Today in my Libertarian-Conservatism Debate class, we were discussing the Robby George reading and I couldn't help thinking of this passage from Flannery O'Connor's "You Can't Be Any Poorer Than Dead" in relation to relativism, moral and "otherwise." I'm not one to keep good things all to myself (especially good writing!), so I thought I should share. The stranger is talking to the main character, Tarwater, as he digs his great-uncle's grave (well, should be digging--he starts drinking right before this passage).
“It should be clear to you,” his kind friend said, “how all your life you been tricked by that old man. You could have been a city slicker for the past years. Instead, you been deprived of any company but his, you been living in a two-story barn in the middle of this earth’s bald patch, following behind a mile and plow since you were seven. And how do you know the education he give you is true to the fact? Maybe he taught you a system of figures nobody else uses? How do you know that two added to two makes four? Four added to four makes eight? Maybe other people don’t use that system. How do you know if there was an Adam or if Jesus eased your situation any when He redeemed you? Or how you know if He actually done it? Nothing but that old man’s word and it ought to be obvious to you by now that he was crazy. And as for Judgment Day,” the stranger said, “every day is Judgment Day.”

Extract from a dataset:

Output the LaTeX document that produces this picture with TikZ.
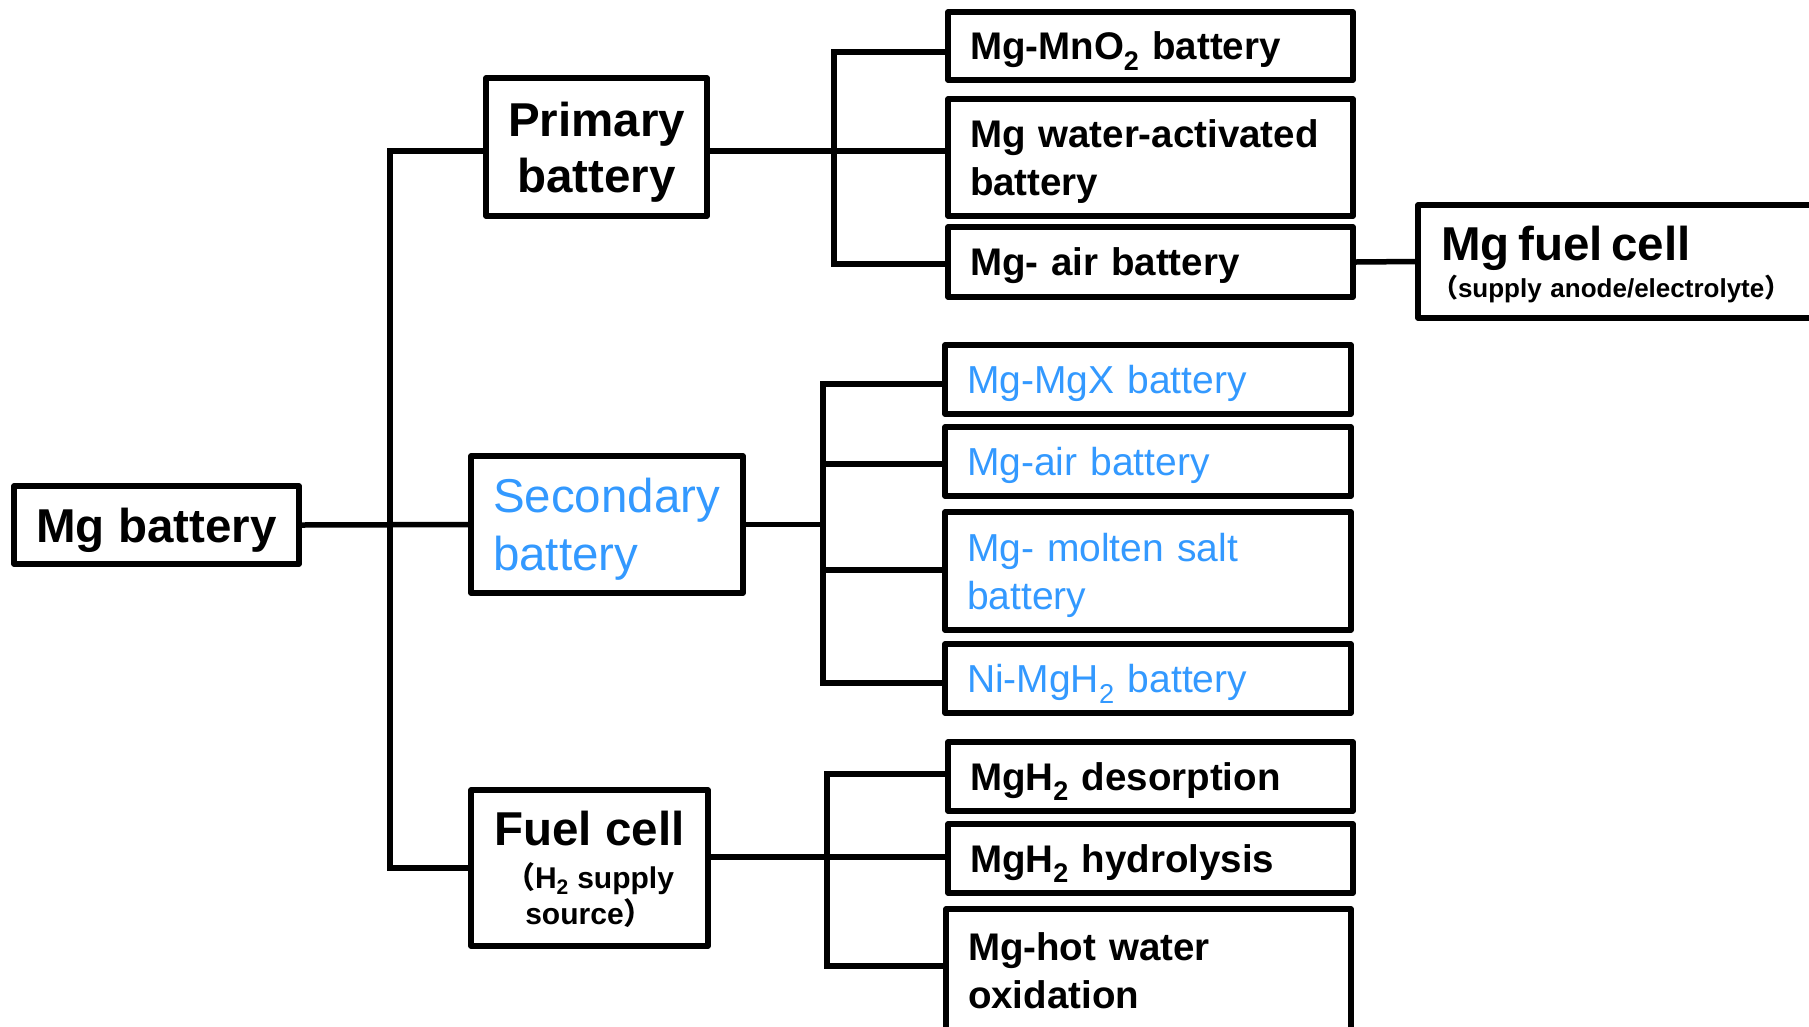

I highly recommend reading the entire short story if you have not already done so, which I would be happy to lend to you or make a copy of, if you are so interested. I turned in my Flannery O'Connor research paper yesterday (I finished it around 6:30 a.m.; I even heard the bird chirping outside!). My favorite criticism used in the paper was written by scholar John R. Mays: “Thus the story takes exception to the stranger’s slogan when it suggests that one can be poorer than dead: one can be alive without meaning, or, worse still, with perverted purpose.” Well said!
Today's my Little's birthday, so I made her signs, colored them with crayons, and posted them on her door. Last class at 9, Senior scavenger hunt at 10, thesis-ing all night long. Hello Kate A. Turabian, we meet again!